Von Generationskonflikten innerhalb der Liederkränze ist im 19. Jahrhundert noch relativ wenig zu hören, den Ton gaben hier, wie in der patriarchalischen Gesellschaft damals generell üblich, vor allem die älteren Herren an. Vereinsspaltungen, Neugründungen und die Bildung einzelner Gruppierungen (z. B. von Quartetten) in den Chören deuten allerdings darauf hin, dass das Zusammenspiel der Generationen auch damals nicht immer unproblematisch war.
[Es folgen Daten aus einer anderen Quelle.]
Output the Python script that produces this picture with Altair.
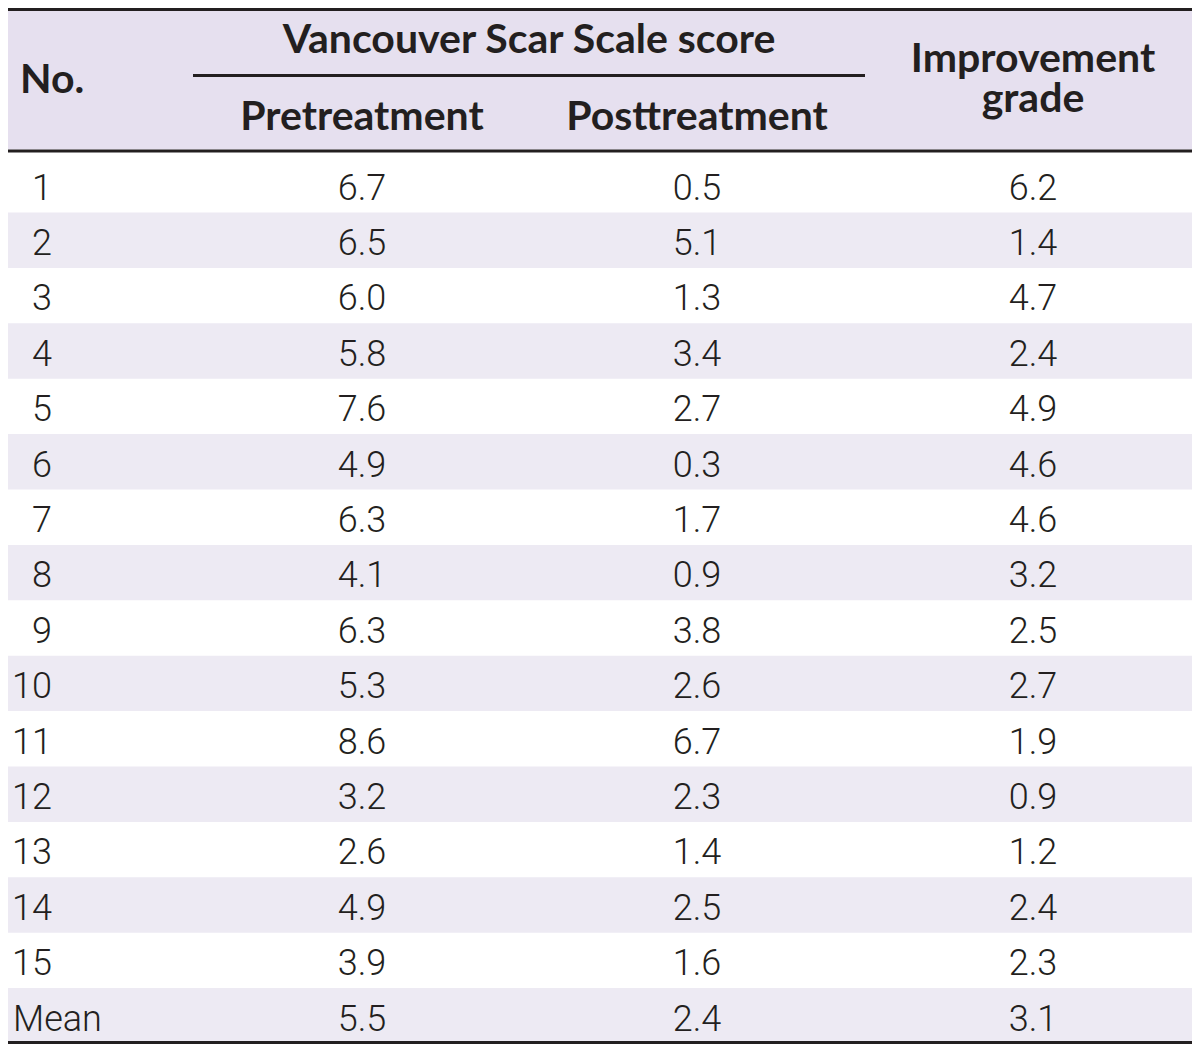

Auch die Arbeiterbewegung singt
Nach der Reichsgründung 1871 und mit der Ausdifferenzierung unterschiedlicher Lebenswelten während der Industrialisierung begannen sich die Verhältnisse zu ändern. Für viele Junge, die als Arbeiter vom Land in die Städte zogen, waren jetzt die etwas weltoffeneren, für Neues zugänglicheren Arbeitergesangvereine attraktiver als die alten bürgerlichen Männerchöre.
Raus in die Natur
Um 1900 kam dann eine neue Jugendbewegung auf. Man wollte raus aus den wuchernden engen Städten, zog als „Wandervögel“ singend hinaus in die Natur. Nicht nur die Städte waren diesen Jungen inzwischen zu miefig und stickig, auch die Gesangvereine waren es. Dort verklärte man in Liedern immer noch gerne Themen wie Kampf und Vaterland, und ältere Herrschaften sangen weinselig Schmachtfetzen wie „Schön ist die Jugend/ sie kommt nicht mehr“.
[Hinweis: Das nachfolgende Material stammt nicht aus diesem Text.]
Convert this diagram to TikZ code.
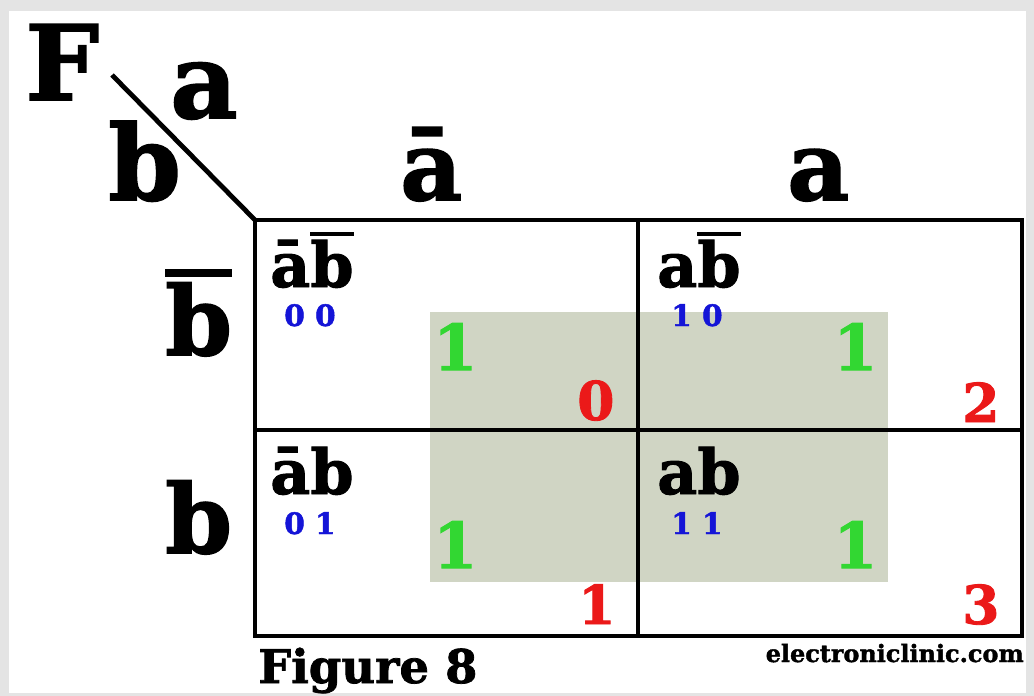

Veränderungen sind nicht aufzuhalten
1914 erfasste dann die Welle der Kriegsbegeisterung nahezu alle Jugendliche, auch die aus der Arbeiterschaft. Viele von ihnen, die im August 1914 singend ins Feld zogen, kamen nicht wieder. Von den Überlebenden warfen sich nicht wenige auf die Vergnügungsangebote der „Roaring Twenties“ mit ihren neuen Musik- und Tanzstilen (Jazz, Swing und Boogie). Die bürgerlichen Sänger dagegen hielten zäh am „deutschen (Volks-)Lied“ als einem Bollwerk gegen die „zersetzenden Elemente aus dem feindlichen Westen“ fest.
Nach dem Zusammenbruch des Dritten Reichs und dem II. Weltkrieg öffnete sich dann die junge Generation erst recht einer internationalen modernen Jugendkultur. In den Fünfzigern begeisterte der Rock´n Roll, in den Sechzigern der Beat. Ausgelöst und begleitet wurde das Ganze von einem neuen Selbstverständnis der Jugend und von neuen Freizeitangeboten.
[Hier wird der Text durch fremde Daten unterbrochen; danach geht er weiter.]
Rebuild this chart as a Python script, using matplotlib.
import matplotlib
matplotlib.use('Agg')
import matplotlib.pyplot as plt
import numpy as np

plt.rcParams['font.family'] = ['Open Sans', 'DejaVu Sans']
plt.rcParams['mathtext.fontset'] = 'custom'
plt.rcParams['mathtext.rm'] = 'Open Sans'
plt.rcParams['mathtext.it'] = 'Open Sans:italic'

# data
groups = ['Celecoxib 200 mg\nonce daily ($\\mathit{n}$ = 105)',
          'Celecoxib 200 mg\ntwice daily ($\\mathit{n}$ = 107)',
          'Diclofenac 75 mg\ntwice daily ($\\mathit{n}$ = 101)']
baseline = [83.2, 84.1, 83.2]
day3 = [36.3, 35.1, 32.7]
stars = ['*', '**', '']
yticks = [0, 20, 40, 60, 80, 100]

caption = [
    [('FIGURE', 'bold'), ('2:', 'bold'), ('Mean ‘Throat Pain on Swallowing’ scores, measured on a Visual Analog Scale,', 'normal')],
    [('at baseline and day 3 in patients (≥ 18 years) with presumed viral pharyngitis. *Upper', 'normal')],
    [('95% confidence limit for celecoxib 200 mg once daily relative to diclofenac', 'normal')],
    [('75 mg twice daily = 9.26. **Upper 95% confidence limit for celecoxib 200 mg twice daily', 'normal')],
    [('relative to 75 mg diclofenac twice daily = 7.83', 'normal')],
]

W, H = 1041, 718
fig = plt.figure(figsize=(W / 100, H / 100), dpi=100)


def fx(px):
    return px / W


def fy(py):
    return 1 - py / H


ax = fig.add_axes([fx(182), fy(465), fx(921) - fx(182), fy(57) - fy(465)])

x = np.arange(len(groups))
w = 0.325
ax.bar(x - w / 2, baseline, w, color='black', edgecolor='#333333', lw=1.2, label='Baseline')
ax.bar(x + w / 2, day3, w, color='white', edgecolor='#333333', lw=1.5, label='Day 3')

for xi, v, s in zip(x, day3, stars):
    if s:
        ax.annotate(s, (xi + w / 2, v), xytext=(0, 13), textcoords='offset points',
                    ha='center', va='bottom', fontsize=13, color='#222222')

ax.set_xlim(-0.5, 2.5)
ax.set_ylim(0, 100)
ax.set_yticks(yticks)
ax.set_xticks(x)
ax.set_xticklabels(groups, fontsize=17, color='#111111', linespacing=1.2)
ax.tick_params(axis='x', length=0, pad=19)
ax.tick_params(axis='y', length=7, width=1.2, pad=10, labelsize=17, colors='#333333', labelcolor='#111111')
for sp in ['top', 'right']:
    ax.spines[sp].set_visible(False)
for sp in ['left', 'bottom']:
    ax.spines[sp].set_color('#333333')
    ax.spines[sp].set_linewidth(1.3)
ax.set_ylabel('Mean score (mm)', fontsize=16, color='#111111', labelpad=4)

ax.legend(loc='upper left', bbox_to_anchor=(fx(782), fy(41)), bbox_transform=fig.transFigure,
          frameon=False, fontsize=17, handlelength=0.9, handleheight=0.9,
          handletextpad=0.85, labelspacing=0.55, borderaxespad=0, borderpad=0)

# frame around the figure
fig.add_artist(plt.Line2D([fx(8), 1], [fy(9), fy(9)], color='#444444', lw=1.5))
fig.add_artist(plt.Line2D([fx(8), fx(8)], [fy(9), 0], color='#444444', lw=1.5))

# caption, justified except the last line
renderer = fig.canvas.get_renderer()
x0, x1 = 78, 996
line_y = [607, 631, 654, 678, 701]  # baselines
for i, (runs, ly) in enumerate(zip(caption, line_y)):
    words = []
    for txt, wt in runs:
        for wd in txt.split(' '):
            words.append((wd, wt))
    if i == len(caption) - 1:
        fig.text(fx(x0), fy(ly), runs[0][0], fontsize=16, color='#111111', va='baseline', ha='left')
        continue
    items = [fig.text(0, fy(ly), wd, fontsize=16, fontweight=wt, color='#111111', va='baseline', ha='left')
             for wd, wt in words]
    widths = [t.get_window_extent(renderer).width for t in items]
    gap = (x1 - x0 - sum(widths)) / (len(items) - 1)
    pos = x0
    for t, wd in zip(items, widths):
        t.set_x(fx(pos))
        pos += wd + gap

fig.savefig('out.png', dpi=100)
Die Sänger und ihre Verbände haben auf diese Entwicklungen erst spät und oft hilflos reagiert, für viele Traditionsvereine hat das inzwischen bekanntlich das „Aus“ bedeutet. Deshalb verabschiedete der Schwäbische Sängerbund schließlich 1989 eine Jugendordnung und rief eine eigene (sehr erfolgreiche) Chorjugend ins Leben. Seither sind fremdsprachige Liedtexte, neue Musikstile und körperbetonte Präsentationen keine Tabus mehr; Tabu dagegen sind nationaler Chauvinismus und Militarismus.